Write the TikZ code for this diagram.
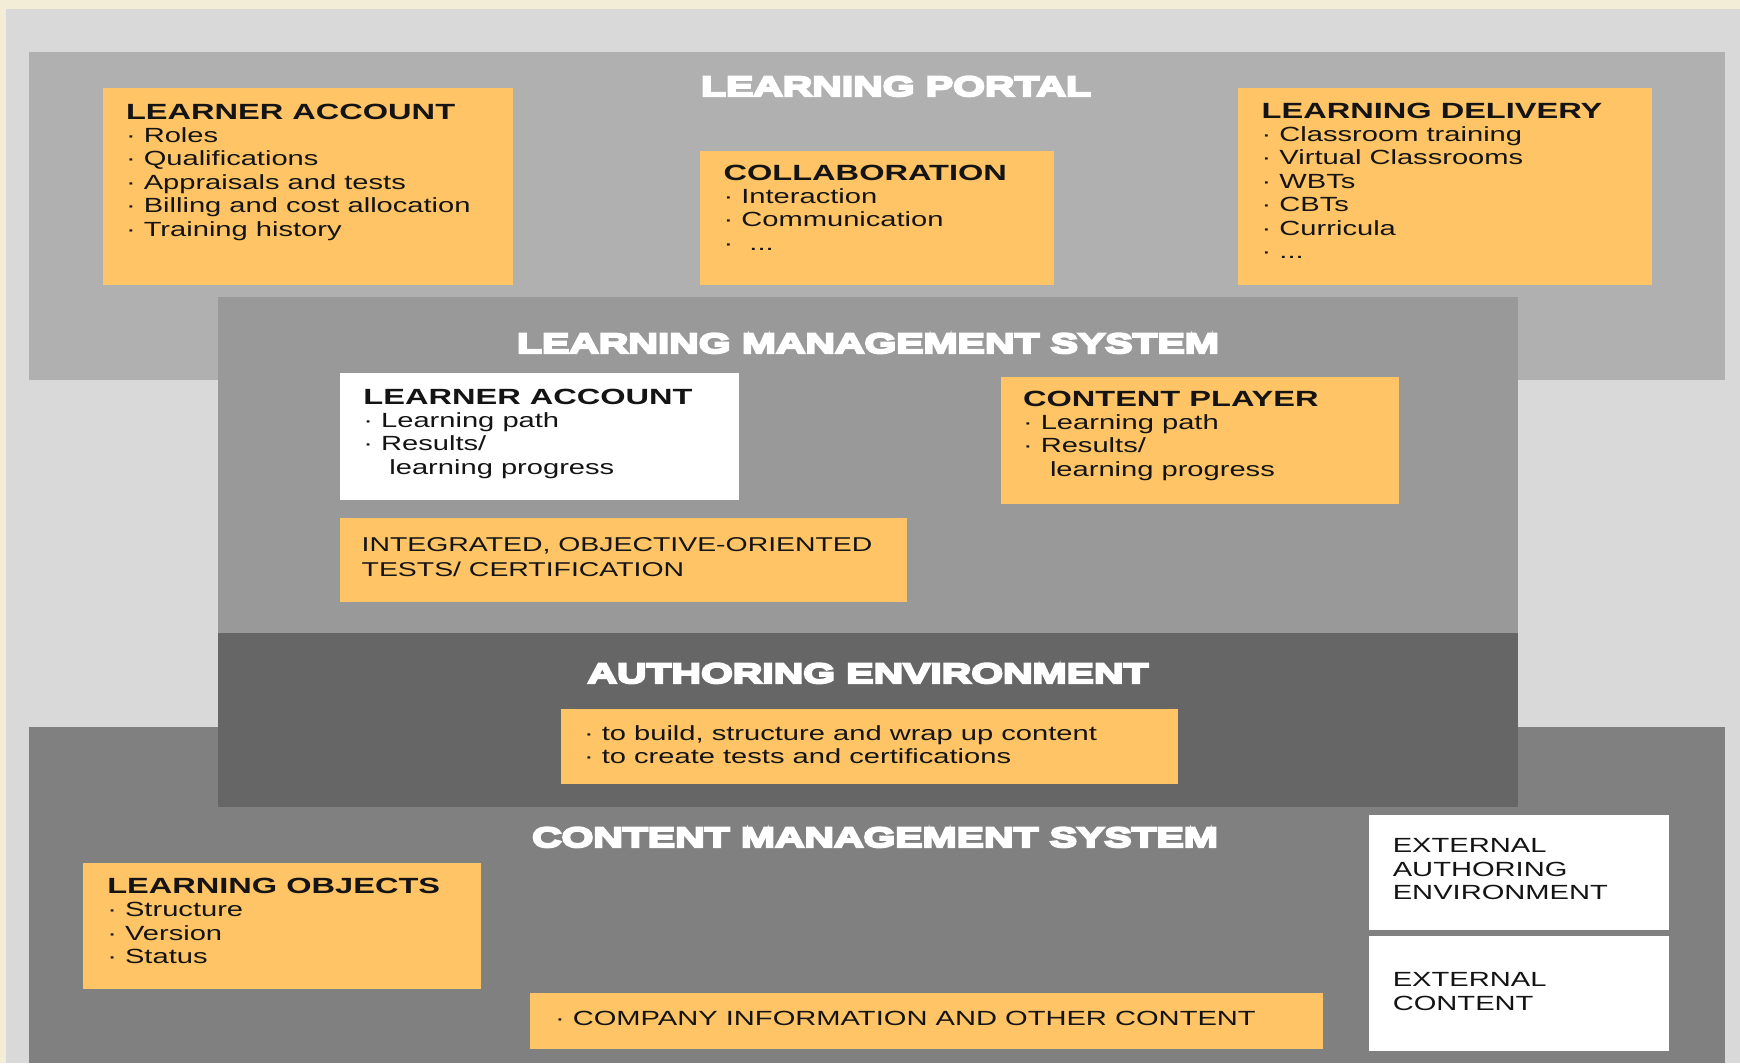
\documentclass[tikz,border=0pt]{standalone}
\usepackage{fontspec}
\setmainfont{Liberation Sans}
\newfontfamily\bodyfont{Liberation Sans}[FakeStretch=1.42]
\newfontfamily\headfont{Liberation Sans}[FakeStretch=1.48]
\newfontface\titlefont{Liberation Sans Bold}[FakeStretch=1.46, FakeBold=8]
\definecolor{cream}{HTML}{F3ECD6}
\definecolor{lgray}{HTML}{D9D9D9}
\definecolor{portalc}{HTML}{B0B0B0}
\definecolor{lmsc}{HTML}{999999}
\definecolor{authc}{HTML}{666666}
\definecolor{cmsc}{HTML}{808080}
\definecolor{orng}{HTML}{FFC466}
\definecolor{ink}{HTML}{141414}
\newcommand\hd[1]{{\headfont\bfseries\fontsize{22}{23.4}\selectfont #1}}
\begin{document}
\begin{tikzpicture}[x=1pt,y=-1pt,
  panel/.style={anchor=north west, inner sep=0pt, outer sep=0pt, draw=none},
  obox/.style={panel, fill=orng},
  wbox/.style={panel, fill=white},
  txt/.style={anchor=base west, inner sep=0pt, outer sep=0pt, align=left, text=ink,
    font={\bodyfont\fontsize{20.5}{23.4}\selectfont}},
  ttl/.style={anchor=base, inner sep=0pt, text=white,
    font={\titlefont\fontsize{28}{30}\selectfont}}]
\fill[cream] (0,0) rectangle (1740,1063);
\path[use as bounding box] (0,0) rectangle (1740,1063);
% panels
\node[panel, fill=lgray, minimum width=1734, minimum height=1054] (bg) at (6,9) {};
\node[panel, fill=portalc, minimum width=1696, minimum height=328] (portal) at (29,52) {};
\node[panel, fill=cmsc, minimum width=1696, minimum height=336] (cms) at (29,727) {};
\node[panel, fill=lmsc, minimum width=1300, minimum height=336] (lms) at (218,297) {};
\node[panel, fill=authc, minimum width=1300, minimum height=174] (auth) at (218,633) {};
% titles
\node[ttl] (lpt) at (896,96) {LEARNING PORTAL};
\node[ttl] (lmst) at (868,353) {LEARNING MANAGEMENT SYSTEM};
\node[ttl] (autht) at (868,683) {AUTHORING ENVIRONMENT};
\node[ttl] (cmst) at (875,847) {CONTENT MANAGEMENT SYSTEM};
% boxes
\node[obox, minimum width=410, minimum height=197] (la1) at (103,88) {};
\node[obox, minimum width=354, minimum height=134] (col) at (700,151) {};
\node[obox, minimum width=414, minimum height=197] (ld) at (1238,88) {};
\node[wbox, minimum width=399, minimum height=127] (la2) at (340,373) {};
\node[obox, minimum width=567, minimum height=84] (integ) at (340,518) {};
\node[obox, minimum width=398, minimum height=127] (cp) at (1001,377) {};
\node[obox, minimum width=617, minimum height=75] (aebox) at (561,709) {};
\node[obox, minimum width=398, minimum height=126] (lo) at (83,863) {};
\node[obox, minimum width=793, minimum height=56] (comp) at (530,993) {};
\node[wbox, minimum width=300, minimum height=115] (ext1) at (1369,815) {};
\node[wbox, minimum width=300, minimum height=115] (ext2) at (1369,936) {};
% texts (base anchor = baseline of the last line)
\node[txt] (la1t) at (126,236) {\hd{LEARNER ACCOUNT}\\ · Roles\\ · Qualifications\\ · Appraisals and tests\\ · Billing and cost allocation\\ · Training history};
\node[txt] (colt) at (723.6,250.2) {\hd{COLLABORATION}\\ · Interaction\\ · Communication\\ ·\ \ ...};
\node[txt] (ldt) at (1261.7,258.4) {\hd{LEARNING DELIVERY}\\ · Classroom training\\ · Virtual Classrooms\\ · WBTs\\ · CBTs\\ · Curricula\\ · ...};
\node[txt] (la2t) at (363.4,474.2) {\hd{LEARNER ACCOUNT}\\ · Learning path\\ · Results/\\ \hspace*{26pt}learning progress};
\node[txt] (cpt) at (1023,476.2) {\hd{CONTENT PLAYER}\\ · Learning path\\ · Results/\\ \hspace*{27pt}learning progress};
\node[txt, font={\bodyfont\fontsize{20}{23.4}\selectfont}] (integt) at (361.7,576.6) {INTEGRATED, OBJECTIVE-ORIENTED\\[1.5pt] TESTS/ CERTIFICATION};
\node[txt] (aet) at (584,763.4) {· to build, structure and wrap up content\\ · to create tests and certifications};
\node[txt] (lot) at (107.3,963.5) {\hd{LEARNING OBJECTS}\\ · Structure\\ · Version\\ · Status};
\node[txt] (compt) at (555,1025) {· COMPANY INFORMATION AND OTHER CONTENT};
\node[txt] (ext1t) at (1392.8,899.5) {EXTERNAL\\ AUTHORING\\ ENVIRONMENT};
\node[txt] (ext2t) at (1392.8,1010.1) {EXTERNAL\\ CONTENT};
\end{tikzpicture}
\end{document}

■ ■ ■ ■ ■

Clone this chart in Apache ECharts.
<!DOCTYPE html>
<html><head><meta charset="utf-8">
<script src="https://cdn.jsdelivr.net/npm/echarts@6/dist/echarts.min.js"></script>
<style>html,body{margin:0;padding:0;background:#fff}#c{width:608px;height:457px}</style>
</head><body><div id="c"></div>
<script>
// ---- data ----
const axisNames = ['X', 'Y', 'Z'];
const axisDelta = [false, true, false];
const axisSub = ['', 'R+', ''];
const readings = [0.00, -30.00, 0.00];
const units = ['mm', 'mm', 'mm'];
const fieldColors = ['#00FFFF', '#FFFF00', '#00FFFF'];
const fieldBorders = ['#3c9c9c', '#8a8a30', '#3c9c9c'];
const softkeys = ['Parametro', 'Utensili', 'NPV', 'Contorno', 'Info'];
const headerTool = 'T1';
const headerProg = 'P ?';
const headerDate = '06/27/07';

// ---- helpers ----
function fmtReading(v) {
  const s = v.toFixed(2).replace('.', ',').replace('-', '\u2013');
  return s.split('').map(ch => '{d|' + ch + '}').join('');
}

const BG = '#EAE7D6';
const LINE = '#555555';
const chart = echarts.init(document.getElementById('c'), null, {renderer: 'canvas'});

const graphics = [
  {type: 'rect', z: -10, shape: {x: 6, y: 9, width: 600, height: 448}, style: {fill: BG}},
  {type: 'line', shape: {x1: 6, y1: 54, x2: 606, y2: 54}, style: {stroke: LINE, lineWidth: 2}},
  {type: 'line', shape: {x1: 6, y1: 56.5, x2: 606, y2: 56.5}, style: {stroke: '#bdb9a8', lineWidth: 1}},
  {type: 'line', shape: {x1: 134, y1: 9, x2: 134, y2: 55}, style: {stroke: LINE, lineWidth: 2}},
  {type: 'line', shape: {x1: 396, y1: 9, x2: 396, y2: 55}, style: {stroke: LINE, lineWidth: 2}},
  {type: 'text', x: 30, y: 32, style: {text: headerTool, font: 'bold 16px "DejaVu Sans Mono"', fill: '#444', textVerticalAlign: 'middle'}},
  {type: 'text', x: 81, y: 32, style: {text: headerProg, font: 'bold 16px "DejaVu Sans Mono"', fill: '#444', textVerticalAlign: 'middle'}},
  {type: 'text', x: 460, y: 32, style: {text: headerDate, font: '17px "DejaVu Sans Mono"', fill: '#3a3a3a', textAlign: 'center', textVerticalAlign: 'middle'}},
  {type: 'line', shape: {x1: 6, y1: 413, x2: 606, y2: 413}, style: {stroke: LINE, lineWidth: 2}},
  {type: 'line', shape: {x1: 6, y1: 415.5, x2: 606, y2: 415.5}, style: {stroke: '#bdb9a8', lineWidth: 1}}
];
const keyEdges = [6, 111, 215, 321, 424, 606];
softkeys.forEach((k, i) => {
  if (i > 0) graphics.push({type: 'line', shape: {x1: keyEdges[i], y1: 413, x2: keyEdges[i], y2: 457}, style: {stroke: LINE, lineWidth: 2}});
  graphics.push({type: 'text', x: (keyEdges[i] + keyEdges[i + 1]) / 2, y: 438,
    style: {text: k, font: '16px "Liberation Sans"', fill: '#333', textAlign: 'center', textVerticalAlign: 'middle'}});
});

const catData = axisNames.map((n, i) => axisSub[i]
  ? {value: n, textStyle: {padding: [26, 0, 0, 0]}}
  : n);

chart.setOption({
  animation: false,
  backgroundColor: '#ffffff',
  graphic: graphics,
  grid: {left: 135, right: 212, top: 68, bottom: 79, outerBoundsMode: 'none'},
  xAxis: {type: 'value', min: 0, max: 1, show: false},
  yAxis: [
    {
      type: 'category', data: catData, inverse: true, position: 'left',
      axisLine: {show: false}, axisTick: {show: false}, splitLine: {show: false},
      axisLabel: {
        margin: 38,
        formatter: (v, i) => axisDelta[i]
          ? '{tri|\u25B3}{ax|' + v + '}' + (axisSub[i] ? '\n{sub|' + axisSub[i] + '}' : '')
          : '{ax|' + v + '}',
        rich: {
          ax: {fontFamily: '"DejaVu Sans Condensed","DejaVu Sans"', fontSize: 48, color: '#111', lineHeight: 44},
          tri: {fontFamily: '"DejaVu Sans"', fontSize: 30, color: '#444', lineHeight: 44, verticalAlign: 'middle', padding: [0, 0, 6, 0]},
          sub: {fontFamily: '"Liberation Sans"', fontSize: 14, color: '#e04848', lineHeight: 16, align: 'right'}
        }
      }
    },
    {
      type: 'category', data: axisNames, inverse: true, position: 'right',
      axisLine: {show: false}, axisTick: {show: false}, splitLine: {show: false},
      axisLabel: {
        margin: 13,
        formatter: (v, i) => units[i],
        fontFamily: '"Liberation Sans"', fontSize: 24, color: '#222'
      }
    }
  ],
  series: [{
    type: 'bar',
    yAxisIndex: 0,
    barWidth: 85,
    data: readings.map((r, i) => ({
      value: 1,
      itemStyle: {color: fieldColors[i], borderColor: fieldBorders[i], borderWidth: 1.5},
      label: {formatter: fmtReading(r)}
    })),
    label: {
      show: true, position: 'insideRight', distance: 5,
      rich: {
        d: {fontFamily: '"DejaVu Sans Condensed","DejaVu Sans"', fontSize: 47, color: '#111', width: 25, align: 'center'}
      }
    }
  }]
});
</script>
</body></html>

■ ■ ■ ■ ■

What is asked - Scan the entries above. Copy each line that has the string "this".

Result of the exercise -
Write the TikZ code for this diagram.
Clone this chart in Apache ECharts.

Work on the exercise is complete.